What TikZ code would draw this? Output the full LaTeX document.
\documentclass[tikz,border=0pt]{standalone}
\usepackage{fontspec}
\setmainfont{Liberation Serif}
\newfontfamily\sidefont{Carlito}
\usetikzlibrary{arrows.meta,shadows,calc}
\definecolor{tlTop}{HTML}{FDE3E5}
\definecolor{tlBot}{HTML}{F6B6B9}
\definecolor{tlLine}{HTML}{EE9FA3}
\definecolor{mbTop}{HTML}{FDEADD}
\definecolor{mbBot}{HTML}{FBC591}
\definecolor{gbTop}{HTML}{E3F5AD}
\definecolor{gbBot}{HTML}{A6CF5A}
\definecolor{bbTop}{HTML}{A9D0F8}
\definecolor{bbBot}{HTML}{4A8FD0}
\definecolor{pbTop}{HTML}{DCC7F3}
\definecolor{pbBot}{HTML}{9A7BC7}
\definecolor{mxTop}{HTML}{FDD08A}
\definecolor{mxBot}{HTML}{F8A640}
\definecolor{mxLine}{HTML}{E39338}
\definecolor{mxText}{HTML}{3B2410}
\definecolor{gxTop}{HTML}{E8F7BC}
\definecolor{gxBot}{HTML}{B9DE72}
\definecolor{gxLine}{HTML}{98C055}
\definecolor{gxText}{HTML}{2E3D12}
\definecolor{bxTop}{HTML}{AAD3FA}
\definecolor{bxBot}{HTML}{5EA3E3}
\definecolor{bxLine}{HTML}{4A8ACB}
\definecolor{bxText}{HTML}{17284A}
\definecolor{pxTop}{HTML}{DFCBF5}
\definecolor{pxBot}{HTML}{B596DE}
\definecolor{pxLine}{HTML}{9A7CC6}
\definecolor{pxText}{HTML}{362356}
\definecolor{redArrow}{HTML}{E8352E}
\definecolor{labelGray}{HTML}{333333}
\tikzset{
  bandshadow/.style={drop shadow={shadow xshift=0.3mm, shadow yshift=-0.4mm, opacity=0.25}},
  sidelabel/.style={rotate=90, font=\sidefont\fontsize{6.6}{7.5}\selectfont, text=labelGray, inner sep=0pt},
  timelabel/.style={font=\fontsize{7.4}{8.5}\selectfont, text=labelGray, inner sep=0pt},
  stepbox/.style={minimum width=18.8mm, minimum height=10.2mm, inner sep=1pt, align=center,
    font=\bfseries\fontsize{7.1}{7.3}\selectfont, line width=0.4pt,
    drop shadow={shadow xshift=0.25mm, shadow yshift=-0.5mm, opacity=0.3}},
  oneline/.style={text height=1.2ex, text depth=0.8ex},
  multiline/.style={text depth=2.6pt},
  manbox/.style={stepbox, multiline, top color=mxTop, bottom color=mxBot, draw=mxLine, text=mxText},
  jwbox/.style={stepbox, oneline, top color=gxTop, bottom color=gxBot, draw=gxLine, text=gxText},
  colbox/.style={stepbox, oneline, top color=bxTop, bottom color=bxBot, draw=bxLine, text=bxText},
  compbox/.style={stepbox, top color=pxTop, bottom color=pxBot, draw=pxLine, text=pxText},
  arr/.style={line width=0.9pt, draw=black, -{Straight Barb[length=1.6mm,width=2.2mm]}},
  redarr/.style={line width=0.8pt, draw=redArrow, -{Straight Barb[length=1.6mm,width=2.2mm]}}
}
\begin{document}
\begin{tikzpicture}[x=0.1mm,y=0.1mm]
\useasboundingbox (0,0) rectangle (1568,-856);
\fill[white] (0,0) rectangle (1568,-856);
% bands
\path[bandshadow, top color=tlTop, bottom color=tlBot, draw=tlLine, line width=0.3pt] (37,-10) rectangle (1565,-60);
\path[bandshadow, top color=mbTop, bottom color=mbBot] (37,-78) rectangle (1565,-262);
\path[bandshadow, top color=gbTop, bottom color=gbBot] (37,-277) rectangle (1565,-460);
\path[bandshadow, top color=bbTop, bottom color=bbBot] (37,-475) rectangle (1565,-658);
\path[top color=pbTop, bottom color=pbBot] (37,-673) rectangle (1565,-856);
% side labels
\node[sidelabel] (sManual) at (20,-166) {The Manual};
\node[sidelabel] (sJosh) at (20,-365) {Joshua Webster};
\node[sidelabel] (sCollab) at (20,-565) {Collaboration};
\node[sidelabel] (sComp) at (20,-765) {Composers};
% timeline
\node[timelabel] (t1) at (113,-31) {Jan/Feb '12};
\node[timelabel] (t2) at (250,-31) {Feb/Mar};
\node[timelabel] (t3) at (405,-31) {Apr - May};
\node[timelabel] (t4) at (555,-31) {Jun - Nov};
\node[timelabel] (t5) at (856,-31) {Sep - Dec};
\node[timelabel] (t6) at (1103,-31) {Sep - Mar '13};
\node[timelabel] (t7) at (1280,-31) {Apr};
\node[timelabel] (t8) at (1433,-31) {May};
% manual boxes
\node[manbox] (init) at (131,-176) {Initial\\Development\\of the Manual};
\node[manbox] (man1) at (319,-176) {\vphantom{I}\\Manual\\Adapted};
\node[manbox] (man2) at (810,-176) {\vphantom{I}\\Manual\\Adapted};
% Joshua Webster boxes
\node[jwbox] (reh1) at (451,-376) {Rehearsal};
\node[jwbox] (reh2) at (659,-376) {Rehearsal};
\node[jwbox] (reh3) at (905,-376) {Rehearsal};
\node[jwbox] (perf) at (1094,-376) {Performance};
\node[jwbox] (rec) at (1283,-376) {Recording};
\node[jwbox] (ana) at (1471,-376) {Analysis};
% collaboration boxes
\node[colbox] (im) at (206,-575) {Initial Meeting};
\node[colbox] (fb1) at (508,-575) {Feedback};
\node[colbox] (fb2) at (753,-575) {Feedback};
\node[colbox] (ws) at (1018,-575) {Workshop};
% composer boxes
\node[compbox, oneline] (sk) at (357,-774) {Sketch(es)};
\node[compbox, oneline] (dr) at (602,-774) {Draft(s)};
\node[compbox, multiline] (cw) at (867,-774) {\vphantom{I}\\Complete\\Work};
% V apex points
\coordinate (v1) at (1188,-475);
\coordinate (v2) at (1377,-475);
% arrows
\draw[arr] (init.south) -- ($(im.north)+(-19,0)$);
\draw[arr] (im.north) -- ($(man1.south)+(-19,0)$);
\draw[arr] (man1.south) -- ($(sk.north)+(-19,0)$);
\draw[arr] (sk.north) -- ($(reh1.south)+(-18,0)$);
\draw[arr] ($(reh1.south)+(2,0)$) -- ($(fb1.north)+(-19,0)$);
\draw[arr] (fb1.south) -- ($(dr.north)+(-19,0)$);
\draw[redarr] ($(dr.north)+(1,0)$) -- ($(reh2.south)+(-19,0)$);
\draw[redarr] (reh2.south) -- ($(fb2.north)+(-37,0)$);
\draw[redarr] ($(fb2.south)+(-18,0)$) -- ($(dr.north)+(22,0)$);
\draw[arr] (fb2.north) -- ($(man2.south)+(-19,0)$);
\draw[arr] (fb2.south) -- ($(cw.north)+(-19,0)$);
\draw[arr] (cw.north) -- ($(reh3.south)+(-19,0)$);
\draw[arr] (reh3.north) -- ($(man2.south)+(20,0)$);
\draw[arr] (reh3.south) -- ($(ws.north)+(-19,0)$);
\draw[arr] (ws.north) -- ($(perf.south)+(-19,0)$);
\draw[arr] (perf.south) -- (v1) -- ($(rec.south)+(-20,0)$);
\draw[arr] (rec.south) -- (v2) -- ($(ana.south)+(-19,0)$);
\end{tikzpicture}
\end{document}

**The request**
Repeat the preceding lines exactly, please, every one of them.

**Problem solution**
What TikZ code would draw this? Output the full LaTeX document.
\documentclass[tikz,border=0pt]{standalone}
\usepackage{fontspec}
\setmainfont{Liberation Serif}
\newfontfamily\sidefont{Carlito}
\usetikzlibrary{arrows.meta,shadows,calc}
\definecolor{tlTop}{HTML}{FDE3E5}
\definecolor{tlBot}{HTML}{F6B6B9}
\definecolor{tlLine}{HTML}{EE9FA3}
\definecolor{mbTop}{HTML}{FDEADD}
\definecolor{mbBot}{HTML}{FBC591}
\definecolor{gbTop}{HTML}{E3F5AD}
\definecolor{gbBot}{HTML}{A6CF5A}
\definecolor{bbTop}{HTML}{A9D0F8}
\definecolor{bbBot}{HTML}{4A8FD0}
\definecolor{pbTop}{HTML}{DCC7F3}
\definecolor{pbBot}{HTML}{9A7BC7}
\definecolor{mxTop}{HTML}{FDD08A}
\definecolor{mxBot}{HTML}{F8A640}
\definecolor{mxLine}{HTML}{E39338}
\definecolor{mxText}{HTML}{3B2410}
\definecolor{gxTop}{HTML}{E8F7BC}
\definecolor{gxBot}{HTML}{B9DE72}
\definecolor{gxLine}{HTML}{98C055}
\definecolor{gxText}{HTML}{2E3D12}
\definecolor{bxTop}{HTML}{AAD3FA}
\definecolor{bxBot}{HTML}{5EA3E3}
\definecolor{bxLine}{HTML}{4A8ACB}
\definecolor{bxText}{HTML}{17284A}
\definecolor{pxTop}{HTML}{DFCBF5}
\definecolor{pxBot}{HTML}{B596DE}
\definecolor{pxLine}{HTML}{9A7CC6}
\definecolor{pxText}{HTML}{362356}
\definecolor{redArrow}{HTML}{E8352E}
\definecolor{labelGray}{HTML}{333333}
\tikzset{
  bandshadow/.style={drop shadow={shadow xshift=0.3mm, shadow yshift=-0.4mm, opacity=0.25}},
  sidelabel/.style={rotate=90, font=\sidefont\fontsize{6.6}{7.5}\selectfont, text=labelGray, inner sep=0pt},
  timelabel/.style={font=\fontsize{7.4}{8.5}\selectfont, text=labelGray, inner sep=0pt},
  stepbox/.style={minimum width=18.8mm, minimum height=10.2mm, inner sep=1pt, align=center,
    font=\bfseries\fontsize{7.1}{7.3}\selectfont, line width=0.4pt,
    drop shadow={shadow xshift=0.25mm, shadow yshift=-0.5mm, opacity=0.3}},
  oneline/.style={text height=1.2ex, text depth=0.8ex},
  multiline/.style={text depth=2.6pt},
  manbox/.style={stepbox, multiline, top color=mxTop, bottom color=mxBot, draw=mxLine, text=mxText},
  jwbox/.style={stepbox, oneline, top color=gxTop, bottom color=gxBot, draw=gxLine, text=gxText},
  colbox/.style={stepbox, oneline, top color=bxTop, bottom color=bxBot, draw=bxLine, text=bxText},
  compbox/.style={stepbox, top color=pxTop, bottom color=pxBot, draw=pxLine, text=pxText},
  arr/.style={line width=0.9pt, draw=black, -{Straight Barb[length=1.6mm,width=2.2mm]}},
  redarr/.style={line width=0.8pt, draw=redArrow, -{Straight Barb[length=1.6mm,width=2.2mm]}}
}
\begin{document}
\begin{tikzpicture}[x=0.1mm,y=0.1mm]
\useasboundingbox (0,0) rectangle (1568,-856);
\fill[white] (0,0) rectangle (1568,-856);
% bands
\path[bandshadow, top color=tlTop, bottom color=tlBot, draw=tlLine, line width=0.3pt] (37,-10) rectangle (1565,-60);
\path[bandshadow, top color=mbTop, bottom color=mbBot] (37,-78) rectangle (1565,-262);
\path[bandshadow, top color=gbTop, bottom color=gbBot] (37,-277) rectangle (1565,-460);
\path[bandshadow, top color=bbTop, bottom color=bbBot] (37,-475) rectangle (1565,-658);
\path[top color=pbTop, bottom color=pbBot] (37,-673) rectangle (1565,-856);
% side labels
\node[sidelabel] (sManual) at (20,-166) {The Manual};
\node[sidelabel] (sJosh) at (20,-365) {Joshua Webster};
\node[sidelabel] (sCollab) at (20,-565) {Collaboration};
\node[sidelabel] (sComp) at (20,-765) {Composers};
% timeline
\node[timelabel] (t1) at (113,-31) {Jan/Feb '12};
\node[timelabel] (t2) at (250,-31) {Feb/Mar};
\node[timelabel] (t3) at (405,-31) {Apr - May};
\node[timelabel] (t4) at (555,-31) {Jun - Nov};
\node[timelabel] (t5) at (856,-31) {Sep - Dec};
\node[timelabel] (t6) at (1103,-31) {Sep - Mar '13};
\node[timelabel] (t7) at (1280,-31) {Apr};
\node[timelabel] (t8) at (1433,-31) {May};
% manual boxes
\node[manbox] (init) at (131,-176) {Initial\\Development\\of the Manual};
\node[manbox] (man1) at (319,-176) {\vphantom{I}\\Manual\\Adapted};
\node[manbox] (man2) at (810,-176) {\vphantom{I}\\Manual\\Adapted};
% Joshua Webster boxes
\node[jwbox] (reh1) at (451,-376) {Rehearsal};
\node[jwbox] (reh2) at (659,-376) {Rehearsal};
\node[jwbox] (reh3) at (905,-376) {Rehearsal};
\node[jwbox] (perf) at (1094,-376) {Performance};
\node[jwbox] (rec) at (1283,-376) {Recording};
\node[jwbox] (ana) at (1471,-376) {Analysis};
% collaboration boxes
\node[colbox] (im) at (206,-575) {Initial Meeting};
\node[colbox] (fb1) at (508,-575) {Feedback};
\node[colbox] (fb2) at (753,-575) {Feedback};
\node[colbox] (ws) at (1018,-575) {Workshop};
% composer boxes
\node[compbox, oneline] (sk) at (357,-774) {Sketch(es)};
\node[compbox, oneline] (dr) at (602,-774) {Draft(s)};
\node[compbox, multiline] (cw) at (867,-774) {\vphantom{I}\\Complete\\Work};
% V apex points
\coordinate (v1) at (1188,-475);
\coordinate (v2) at (1377,-475);
% arrows
\draw[arr] (init.south) -- ($(im.north)+(-19,0)$);
\draw[arr] (im.north) -- ($(man1.south)+(-19,0)$);
\draw[arr] (man1.south) -- ($(sk.north)+(-19,0)$);
\draw[arr] (sk.north) -- ($(reh1.south)+(-18,0)$);
\draw[arr] ($(reh1.south)+(2,0)$) -- ($(fb1.north)+(-19,0)$);
\draw[arr] (fb1.south) -- ($(dr.north)+(-19,0)$);
\draw[redarr] ($(dr.north)+(1,0)$) -- ($(reh2.south)+(-19,0)$);
\draw[redarr] (reh2.south) -- ($(fb2.north)+(-37,0)$);
\draw[redarr] ($(fb2.south)+(-18,0)$) -- ($(dr.north)+(22,0)$);
\draw[arr] (fb2.north) -- ($(man2.south)+(-19,0)$);
\draw[arr] (fb2.south) -- ($(cw.north)+(-19,0)$);
\draw[arr] (cw.north) -- ($(reh3.south)+(-19,0)$);
\draw[arr] (reh3.north) -- ($(man2.south)+(20,0)$);
\draw[arr] (reh3.south) -- ($(ws.north)+(-19,0)$);
\draw[arr] (ws.north) -- ($(perf.south)+(-19,0)$);
\draw[arr] (perf.south) -- (v1) -- ($(rec.south)+(-20,0)$);
\draw[arr] (rec.south) -- (v2) -- ($(ana.south)+(-19,0)$);
\end{tikzpicture}
\end{document}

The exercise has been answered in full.